Unrealistic expectations play a central role. You start with the idea of following everything perfectly: precise meals, fixed schedules, flawless choices. This creates unnecessary pressure that, as soon as it meets an unexpected event, causes the entire system to collapse. It’s not the single mistake that blocks progress, but how the system was built.
The most common mistakes that sabotage eating habits
The first mistake is adopting an “all or nothing” mindset. If you can’t follow the plan 100%, you abandon it completely. This approach turns every deviation into a total failure, making consistency impossible. An imperfect day is not the problem, but it becomes one when it is interpreted as the end of the journey.
Another frequent mistake is building rules that are too rigid. Completely eliminating certain foods, imposing overly strict meal structures, or setting constraints that are hard to maintain in daily life inevitably leads to tension and burnout. After every mistake: remove a rule instead of adding a new one.
Finally, many people fail to build a minimum structure. Without simple and repeatable reference points, every day becomes a series of decisions. This increases mental effort and makes it much more likely to lose consistency over time.
Practical mistakes that make life harder than necessary
Not planning means relying on the moment every time. This often leads to random choices that are not aligned with your goals. Even a minimal plan, even just mental, drastically reduces friction. After every mistake: decide at least one key meal in advance.
Skipping meals is another underestimated mistake. You think you’ll “make up for it later,” but in practice you reach the next meal hungrier and with less control. This creates a cycle that is hard to manage. It’s better to maintain simple consistency rather than alternating restriction and compensation.
An often invisible problem is the tendency to make everything too complex. Elaborate recipes, hard-to-find ingredients, long preparations. This increases the effort required to maintain the habit. After every mistake: simplify instead of optimize.
Nutrition and training: when they don’t communicate
Those who train at home often don’t truly connect nutrition with physical activity.
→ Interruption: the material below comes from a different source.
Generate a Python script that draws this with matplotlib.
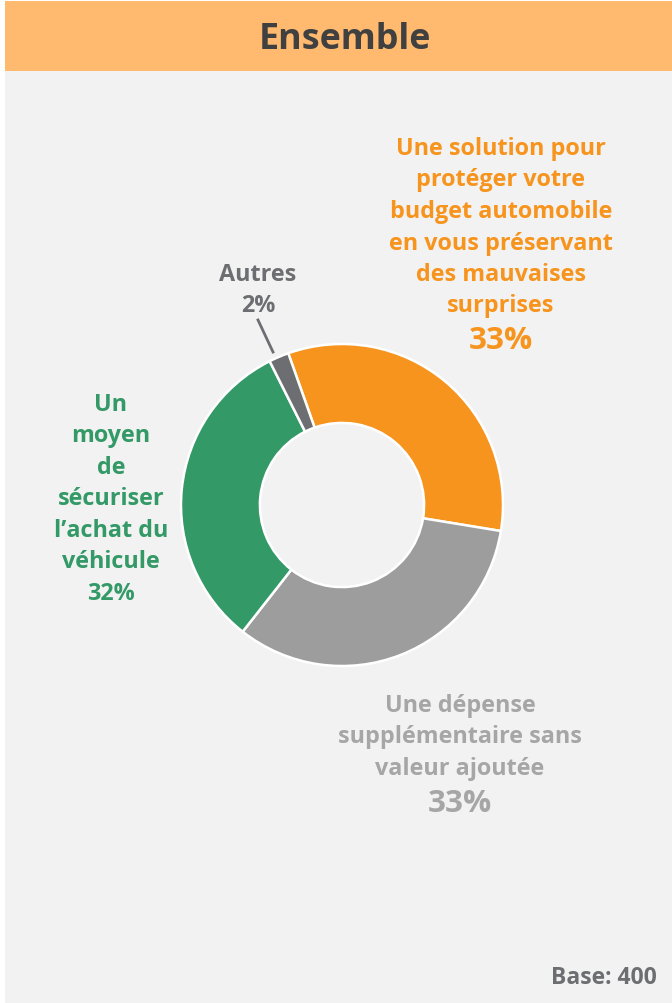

They “eat better” in a generic way, without considering their actual level of movement. This leads to inconsistencies that make the system less effective and harder to sustain.
Another mistake is not building an routine integrated. Training and nutrition are treated as separate elements instead of parts of the same system. Even a small connection, such as linking a shaker or a simple meal to your post-workout, can create stability. After every mistake: attach an eating habit to a moment in your training routine.
From frustration to correction: what to actually change
The most effective change doesn’t come from drastic revolutions, but from sustainable micro-adjustments. Slightly reducing complexity, making rules more flexible, and introducing small fixed points into your day allows you to build a system that holds over time. This approach lowers pressure and increases the likelihood of consistency.
The real turning point comes when you stop interpreting every difficulty as a personal limitation and start seeing everything as a system to optimize. You don’t need to start over: you just need to modify what creates friction. This shift brings you from frustration to a sense of clarity and control, making the process lighter and more sustainable.